27.03.22
Cabeça fria não é indiferença ao perigo, grace under pressure, aplomb, panache, valentia. Cabeça fria dorme com a condição estóica (1) e o instinto de sobrevivência (2):
1) Significa aceitar o que nos acontece sem raiva ao mundo nem auto-comiseração, mas também sem desistir. Cada dia é um ciclo inteiramente novo ( daí a deriva popularucha do um dia de cada vez o que se conduzir ao cadafalso não adianta muito), o passado é nosso, o presente está a ser feito, o futuro estou-me nas tintas.

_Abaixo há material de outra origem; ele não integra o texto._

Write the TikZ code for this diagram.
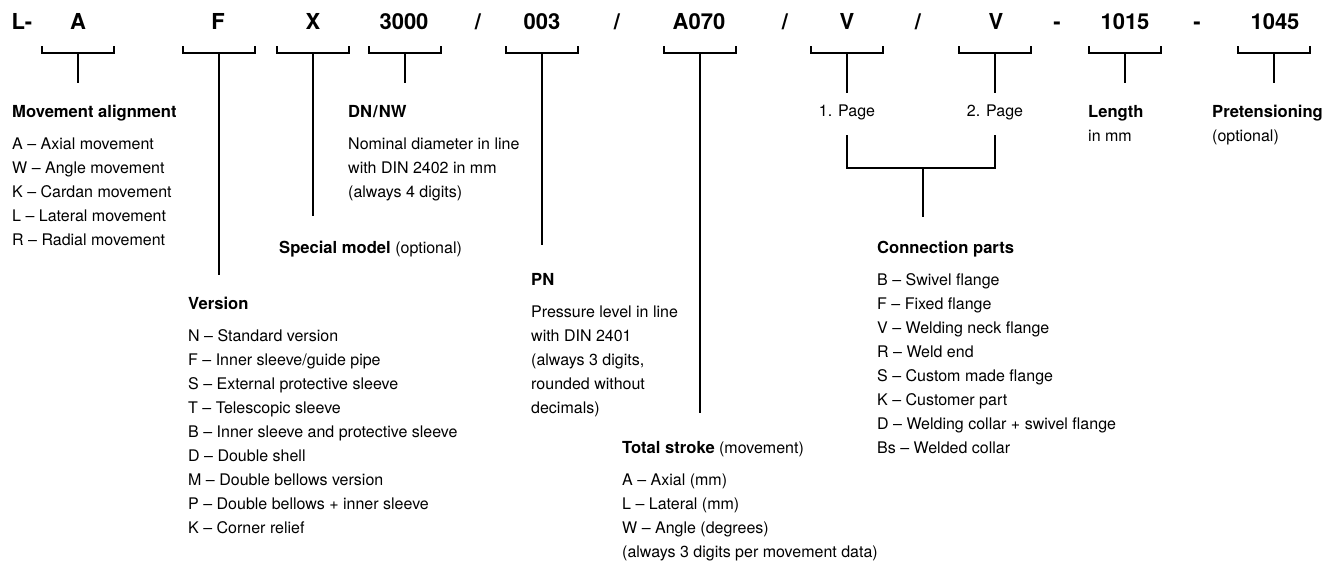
\documentclass[tikz,border=0pt]{standalone}
\usepackage{fontspec}
\setmainfont{TeX Gyre Heros}
\newcommand{\hd}[1]{{\fontsize{16.6}{24}\selectfont\bfseries #1}}

\begin{document}
\begin{tikzpicture}[x=1pt, y=-1pt,
    code/.style={font=\fontsize{22}{22}\selectfont\bfseries, inner sep=0pt, anchor=base},
    brk/.style={line width=2.5pt},
    info/.style={font=\fontsize{16}{24}\selectfont, align=left, anchor=north west, inner sep=0pt},
    page/.style={font=\fontsize{16}{24}\selectfont, inner sep=0pt, anchor=base}]

    \useasboundingbox (0,0) rectangle (1333,563);

    % Type code
    \node[code] (cL)  at (22,29.8)   {L-};
    \node[code] (cA)  at (78,29.8)   {A};
    \node[code] (cF)  at (218,29.8)  {F};
    \node[code] (cX)  at (313,29.8)  {X};
    \node[code] (cDN) at (404,29.8)  {3000};
    \node[code] (s1)  at (478,29.8)  {/};
    \node[code] (cPN) at (542,29.8)  {003};
    \node[code] (s2)  at (617,29.8)  {/};
    \node[code] (cTS) at (699,29.8)  {A070};
    \node[code] (s3)  at (785,29.8)  {/};
    \node[code] (cV1) at (847,29.8)  {V};
    \node[code] (s4)  at (918,29.8)  {/};
    \node[code] (cV2) at (996,29.8)  {V};
    \node[code] (h1)  at (1057,29.8) {-};
    \node[code] (cLe) at (1125,29.8) {1015};
    \node[code] (h2)  at (1197,29.8) {-};
    \node[code] (cPt) at (1275,29.8) {1045};

    % Bracket centres and stem ends
    \coordinate (bA)  at (78,53);   \coordinate (eA)  at (78,83);
    \coordinate (bF)  at (219,53);  \coordinate (eF)  at (219,275);
    \coordinate (bX)  at (313,53);  \coordinate (eX)  at (313,216);
    \coordinate (bDN) at (405,53);  \coordinate (eDN) at (405,83);
    \coordinate (bPN) at (542,53);  \coordinate (ePN) at (542,245);
    \coordinate (bTS) at (700,53);  \coordinate (eTS) at (700,413);
    \coordinate (bV1) at (847,53);  \coordinate (eV1) at (847,93);
    \coordinate (bV2) at (995,53);  \coordinate (eV2) at (995,93);
    \coordinate (bLe) at (1125,53); \coordinate (eLe) at (1125,83);
    \coordinate (bPt) at (1274,53); \coordinate (ePt) at (1274,83);

    % Brackets below the code
    \draw[brk] (bA)  ++(-36,-7) -- ++(0,7) -- ++(72,0) -- ++(0,-7);
    \draw[brk] (bF)  ++(-36,-7) -- ++(0,7) -- ++(72,0) -- ++(0,-7);
    \draw[brk] (bX)  ++(-36,-7) -- ++(0,7) -- ++(72,0) -- ++(0,-7);
    \draw[brk] (bDN) ++(-36,-7) -- ++(0,7) -- ++(72,0) -- ++(0,-7);
    \draw[brk] (bPN) ++(-36,-7) -- ++(0,7) -- ++(72,0) -- ++(0,-7);
    \draw[brk] (bTS) ++(-36,-7) -- ++(0,7) -- ++(72,0) -- ++(0,-7);
    \draw[brk] (bV1) ++(-36,-7) -- ++(0,7) -- ++(72,0) -- ++(0,-7);
    \draw[brk] (bV2) ++(-36,-7) -- ++(0,7) -- ++(72,0) -- ++(0,-7);
    \draw[brk] (bLe) ++(-36,-7) -- ++(0,7) -- ++(72,0) -- ++(0,-7);
    \draw[brk] (bPt) ++(-36,-7) -- ++(0,7) -- ++(72,0) -- ++(0,-7);

    % Stems
    \draw[brk] (bA) -- (eA);
    \draw[brk] (bF) -- (eF);
    \draw[brk] (bX) -- (eX);
    \draw[brk] (bDN) -- (eDN);
    \draw[brk] (bPN) -- (ePN);
    \draw[brk] (bTS) -- (eTS);
    \draw[brk] (bV1) -- (eV1);
    \draw[brk] (bV2) -- (eV2);
    \draw[brk] (bLe) -- (eLe);
    \draw[brk] (bPt) -- (ePt);

    % Both flange pages joined
    \node[page] (pg1) at (847,116.8) {1. Page};
    \node[page] (pg2) at (995,116.8) {2. Page};
    \coordinate (p1) at (847,135);
    \coordinate (p2) at (995,135);
    \coordinate (pm) at (923,168);
    \coordinate (pe) at (923,217);
    \draw[brk] (p1) |- (pm) -| (p2);
    \draw[brk] (pm) -- (pe);

    % Explanations
    \node[info] (tMov) at (12,105.2) {\hd{Movement alignment}\\[8pt]
        A – Axial movement\\
        W – Angle movement\\
        K – Cardan movement\\
        L – Lateral movement\\
        R – Radial movement};
    \node[info] (tDN) at (348,105.2) {\hd{DN\kern1pt/\kern1pt NW}\\[8pt]
        Nominal diameter in line\\
        with DIN 2402 in mm\\
        (always 4 digits)};
    \node[info] (tSp) at (279,241.2) {\hd{Special model} (optional)};
    \node[info] (tVer) at (188,297.2) {\hd{Version}\\[8pt]
        N – Standard version\\
        F – Inner sleeve/guide pipe\\
        S – External protective sleeve\\
        T – Telescopic sleeve\\
        B – Inner sleeve and protective sleeve\\
        D – Double shell\\
        M – Double bellows version\\
        P – Double bellows + inner sleeve\\
        K – Corner relief};
    \node[info] (tPN) at (531,273.2) {\hd{PN}\\[8pt]
        Pressure level in line\\
        with DIN 2401\\
        (always 3 digits,\\
        rounded without\\
        decimals)};
    \node[info] (tTS) at (622,441.2) {\hd{Total stroke} (movement)\\[8pt]
        A – Axial (mm)\\
        L – Lateral (mm)\\
        W – Angle (degrees)\\
        (always 3 digits per movement data)};
    \node[info] (tCon) at (877,241.2) {\hd{Connection parts}\\[8pt]
        B – Swivel flange\\
        F – Fixed flange\\
        V – Welding neck flange\\
        R – Weld end\\
        S – Custom made flange\\
        K – Customer part\\
        D – Welding collar + swivel flange\\
        Bs – Welded collar};
    \node[info] (tLe) at (1088,105.2) {\hd{Length}\\ in mm};
    \node[info] (tPt) at (1212,105.2) {\hd{Pretensioning}\\ (optional)};
\end{tikzpicture}
\end{document}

2) Queres ou não viver? Se queres tens de viver bem. E para viver bem monta um cavalo decidido. E um cavalo precisa de um cavaleiro que lhe diga para onde ir, que saiba para onde ir. A hesitação, a tremura ou a intrepidez estouvada fazem-te cair da sela em segundos.
Se a coragem idiota ou a obstinação irracional podem trazer-nos sarilhos, o excesso de cautela também.
O excesso de cautela, para o que nos interessa aqui, vem muitas vezes das personalidades obsessivas, variação dubitativa. Ponderam, analisam, voltam a ponderar e ficam imobilizadas. O problema é que os problemas não esperam por elas. Arranja-se assim um desencontro entre o mundo e elas.
O Duque de Medina-Sidónia ( o VII) ficou na História como alguém dado à paralisia. Protagonizou episódios caricatos na batalha naval com os ingleses ( um recuo e uma longa viagem de regresso de volta à Grã-Bretanha) e um outro em Cádiz. O Conde de Essex chegou, conquistou a cidade, bateu nos gaditanos e foi-se embora. Medina-Sidónia congelou e só depois apareceu. Cervantes dedicou-lhe um trecho admirável de ironia:
Ido ya el Conde, sin ningún recelo,
Triunfando entró el Duque de Medina.